Exercise objective: Quote every line below exactly and skip any picture.

********************

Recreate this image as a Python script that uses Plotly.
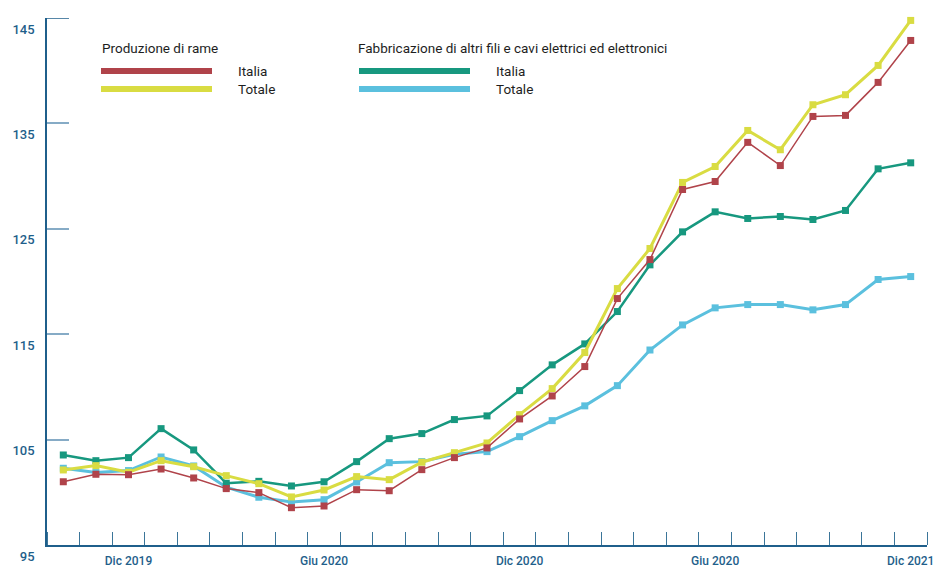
import plotly.graph_objects as go

# ---- data ----
months = ["Ott 2019", "Nov 2019", "Dic 2019", "Gen 2020", "Feb 2020", "Mar 2020", "Apr 2020",
          "Mag 2020", "Giu 2020", "Lug 2020", "Ago 2020", "Set 2020", "Ott 2020", "Nov 2020",
          "Dic 2020", "Gen 2021", "Feb 2021", "Mar 2021", "Apr 2021", "Mag 2021", "Giu 2021",
          "Lug 2021", "Ago 2021", "Set 2021", "Ott 2021", "Nov 2021", "Dic 2021"]
x_idx = list(range(len(months)))

rame_italia = [101.0, 101.71, 101.67, 102.21, 101.36, 100.35, 99.97, 98.54, 98.7, 100.25, 100.15,
               102.15, 103.29, 104.21, 106.96, 109.14, 111.93, 118.38, 122.08, 128.73, 129.49,
               133.2, 131.0, 135.66, 135.76, 138.89, 142.87]
rame_totale = [102.12, 102.53, 101.9, 103.0, 102.43, 101.58, 100.82, 99.56, 100.22, 101.49, 101.2,
               102.85, 103.76, 104.68, 107.37, 109.84, 113.26, 119.33, 123.13, 129.4, 130.91,
               134.33, 132.5, 136.77, 137.72, 140.5, 144.77]
cavi_italia = [103.54, 103.0, 103.29, 106.04, 104.02, 100.86, 101.04, 100.6, 101.0, 102.91, 105.09,
               105.57, 106.9, 107.25, 109.65, 112.09, 114.08, 117.15, 121.58, 124.71, 126.61,
               125.98, 126.17, 125.88, 126.74, 130.69, 131.26]
cavi_totale = [102.28, 101.87, 102.06, 103.35, 102.5, 100.48, 99.53, 99.08, 99.3, 100.98, 102.81,
               102.91, 103.6, 103.86, 105.28, 106.8, 108.2, 110.12, 113.5, 115.88, 117.5,
               117.81, 117.81, 117.31, 117.81, 120.19, 120.47]

x_tick_pos = [2, 8, 14, 20, 26]
x_tick_text = ["Dic 2019", "Giu 2020", "Dic 2020", "Giu 2020", "Dic 2021"]
y_tick_vals = [95, 105, 115, 125, 135, 145]

group1_title = "Produzione di rame"
group2_title = "Fabbricazione di altri fili e cavi elettrici ed elettronici"
item_labels = ["Italia", "Totale"]

# ---- styles ----
RED = "#B0434A"
YELLOW = "#D9DC42"
GREEN = "#17987F"
CYAN = "#5BC0DE"
AXIS = "#1F5F8B"
TICKLIGHT = "#86ABC6"
FONT = "Roboto"

W, H = 936, 569
L, R, T, B = 47, 9, 18, 24
pw, ph = W - L - R, H - T - B

def px(xp):  # window pixel -> paper x
    return (xp - L) / pw

def py(yp):  # window pixel -> paper y
    return (H - B - yp) / ph

fig = go.Figure()
series = [
    (cavi_totale, CYAN, 3),
    (cavi_italia, GREEN, 2.5),
    (rame_totale, YELLOW, 3),
    (rame_italia, RED, 1.5),
]
for vals, col, lw in series:
    fig.add_trace(go.Scatter(
        x=x_idx, y=vals, mode="lines+markers",
        line=dict(color=col, width=lw),
        marker=dict(symbol="square", size=7, color=col),
        showlegend=False, hoverinfo="x+y", cliponaxis=False,
    ))

# custom legend
shapes = []
annotations = []
legend_groups = [
    (group1_title, 100, 101, 212, 236, [RED, YELLOW]),
    (group2_title, 356, 359, 470, 494, [GREEN, CYAN]),
]
for title, tx, lx0, lx1, labx, cols in legend_groups:
    annotations.append(dict(x=px(tx), y=py(48), xref="paper", yref="paper", text=title,
                            showarrow=False, xanchor="left", yanchor="middle",
                            font=dict(family=FONT, size=13.5, color="#1E1E1E")))
    for i, (col, lab) in enumerate(zip(cols, item_labels)):
        yy = 71 + 18 * i
        shapes.append(dict(type="line", xref="paper", yref="paper",
                           x0=px(lx0), x1=px(lx1), y0=py(yy), y1=py(yy),
                           line=dict(color=col, width=6)))
        annotations.append(dict(x=px(labx), y=py(yy), xref="paper", yref="paper", text=lab,
                                showarrow=False, xanchor="left", yanchor="middle",
                                font=dict(family=FONT, size=13.5, color="#1E1E1E")))

# dark cap at top of y axis
shapes.append(dict(type="line", xref="paper", yref="y", x0=0, x1=22 / pw, y0=145, y1=145,
                   line=dict(color=AXIS, width=1.5)))

fig.update_layout(
    width=W, height=H,
    margin=dict(l=L, r=R, t=T, b=B, pad=0, autoexpand=False),
    plot_bgcolor="white", paper_bgcolor="white",
    shapes=shapes, annotations=annotations,
    xaxis=dict(
        range=[-0.5, 26.5], showgrid=False, zeroline=False, automargin=False,
        showline=True, linecolor=AXIS, linewidth=1.5,
        tickmode="array", tickvals=x_tick_pos, ticktext=x_tick_text,
        ticks="", ticklabelstandoff=4, ticklabeloverflow="allow",
        tickfont=dict(family=FONT, size=12, color=AXIS, weight=500),
        minor=dict(tick0=-0.5, dtick=1, ticks="inside", ticklen=13,
                   tickcolor="#3B7599", tickwidth=1, showgrid=False),
    ),
    yaxis=dict(
        range=[95, 145], showgrid=False, zeroline=False, automargin=False,
        showline=True, linecolor=AXIS, linewidth=1.5,
        tickmode="array", tickvals=y_tick_vals,
        ticks="inside", ticklen=22, tickcolor=TICKLIGHT, tickwidth=2,
        ticklabelshift=11, ticklabelstandoff=8,
        tickfont=dict(family=FONT, size=13, color=AXIS, weight=500),
    ),
)

fig.write_html(
    "out.html",
    config={"displayModeBar": False},
    post_script="document.body.style.margin='0';document.body.style.overflow='hidden';",
)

********************

Complete answer:
Recreate this image as a Python script that uses Plotly.
import plotly.graph_objects as go

# ---- data ----
months = ["Ott 2019", "Nov 2019", "Dic 2019", "Gen 2020", "Feb 2020", "Mar 2020", "Apr 2020",
          "Mag 2020", "Giu 2020", "Lug 2020", "Ago 2020", "Set 2020", "Ott 2020", "Nov 2020",
          "Dic 2020", "Gen 2021", "Feb 2021", "Mar 2021", "Apr 2021", "Mag 2021", "Giu 2021",
          "Lug 2021", "Ago 2021", "Set 2021", "Ott 2021", "Nov 2021", "Dic 2021"]
x_idx = list(range(len(months)))

rame_italia = [101.0, 101.71, 101.67, 102.21, 101.36, 100.35, 99.97, 98.54, 98.7, 100.25, 100.15,
               102.15, 103.29, 104.21, 106.96, 109.14, 111.93, 118.38, 122.08, 128.73, 129.49,
               133.2, 131.0, 135.66, 135.76, 138.89, 142.87]
rame_totale = [102.12, 102.53, 101.9, 103.0, 102.43, 101.58, 100.82, 99.56, 100.22, 101.49, 101.2,
               102.85, 103.76, 104.68, 107.37, 109.84, 113.26, 119.33, 123.13, 129.4, 130.91,
               134.33, 132.5, 136.77, 137.72, 140.5, 144.77]
cavi_italia = [103.54, 103.0, 103.29, 106.04, 104.02, 100.86, 101.04, 100.6, 101.0, 102.91, 105.09,
               105.57, 106.9, 107.25, 109.65, 112.09, 114.08, 117.15, 121.58, 124.71, 126.61,
               125.98, 126.17, 125.88, 126.74, 130.69, 131.26]
cavi_totale = [102.28, 101.87, 102.06, 103.35, 102.5, 100.48, 99.53, 99.08, 99.3, 100.98, 102.81,
               102.91, 103.6, 103.86, 105.28, 106.8, 108.2, 110.12, 113.5, 115.88, 117.5,
               117.81, 117.81, 117.31, 117.81, 120.19, 120.47]

x_tick_pos = [2, 8, 14, 20, 26]
x_tick_text = ["Dic 2019", "Giu 2020", "Dic 2020", "Giu 2020", "Dic 2021"]
y_tick_vals = [95, 105, 115, 125, 135, 145]

group1_title = "Produzione di rame"
group2_title = "Fabbricazione di altri fili e cavi elettrici ed elettronici"
item_labels = ["Italia", "Totale"]

# ---- styles ----
RED = "#B0434A"
YELLOW = "#D9DC42"
GREEN = "#17987F"
CYAN = "#5BC0DE"
AXIS = "#1F5F8B"
TICKLIGHT = "#86ABC6"
FONT = "Roboto"

W, H = 936, 569
L, R, T, B = 47, 9, 18, 24
pw, ph = W - L - R, H - T - B

def px(xp):  # window pixel -> paper x
    return (xp - L) / pw

def py(yp):  # window pixel -> paper y
    return (H - B - yp) / ph

fig = go.Figure()
series = [
    (cavi_totale, CYAN, 3),
    (cavi_italia, GREEN, 2.5),
    (rame_totale, YELLOW, 3),
    (rame_italia, RED, 1.5),
]
for vals, col, lw in series:
    fig.add_trace(go.Scatter(
        x=x_idx, y=vals, mode="lines+markers",
        line=dict(color=col, width=lw),
        marker=dict(symbol="square", size=7, color=col),
        showlegend=False, hoverinfo="x+y", cliponaxis=False,
    ))

# custom legend
shapes = []
annotations = []
legend_groups = [
    (group1_title, 100, 101, 212, 236, [RED, YELLOW]),
    (group2_title, 356, 359, 470, 494, [GREEN, CYAN]),
]
for title, tx, lx0, lx1, labx, cols in legend_groups:
    annotations.append(dict(x=px(tx), y=py(48), xref="paper", yref="paper", text=title,
                            showarrow=False, xanchor="left", yanchor="middle",
                            font=dict(family=FONT, size=13.5, color="#1E1E1E")))
    for i, (col, lab) in enumerate(zip(cols, item_labels)):
        yy = 71 + 18 * i
        shapes.append(dict(type="line", xref="paper", yref="paper",
                           x0=px(lx0), x1=px(lx1), y0=py(yy), y1=py(yy),
                           line=dict(color=col, width=6)))
        annotations.append(dict(x=px(labx), y=py(yy), xref="paper", yref="paper", text=lab,
                                showarrow=False, xanchor="left", yanchor="middle",
                                font=dict(family=FONT, size=13.5, color="#1E1E1E")))

# dark cap at top of y axis
shapes.append(dict(type="line", xref="paper", yref="y", x0=0, x1=22 / pw, y0=145, y1=145,
                   line=dict(color=AXIS, width=1.5)))

fig.update_layout(
    width=W, height=H,
    margin=dict(l=L, r=R, t=T, b=B, pad=0, autoexpand=False),
    plot_bgcolor="white", paper_bgcolor="white",
    shapes=shapes, annotations=annotations,
    xaxis=dict(
        range=[-0.5, 26.5], showgrid=False, zeroline=False, automargin=False,
        showline=True, linecolor=AXIS, linewidth=1.5,
        tickmode="array", tickvals=x_tick_pos, ticktext=x_tick_text,
        ticks="", ticklabelstandoff=4, ticklabeloverflow="allow",
        tickfont=dict(family=FONT, size=12, color=AXIS, weight=500),
        minor=dict(tick0=-0.5, dtick=1, ticks="inside", ticklen=13,
                   tickcolor="#3B7599", tickwidth=1, showgrid=False),
    ),
    yaxis=dict(
        range=[95, 145], showgrid=False, zeroline=False, automargin=False,
        showline=True, linecolor=AXIS, linewidth=1.5,
        tickmode="array", tickvals=y_tick_vals,
        ticks="inside", ticklen=22, tickcolor=TICKLIGHT, tickwidth=2,
        ticklabelshift=11, ticklabelstandoff=8,
        tickfont=dict(family=FONT, size=13, color=AXIS, weight=500),
    ),
)

fig.write_html(
    "out.html",
    config={"displayModeBar": False},
    post_script="document.body.style.margin='0';document.body.style.overflow='hidden';",
)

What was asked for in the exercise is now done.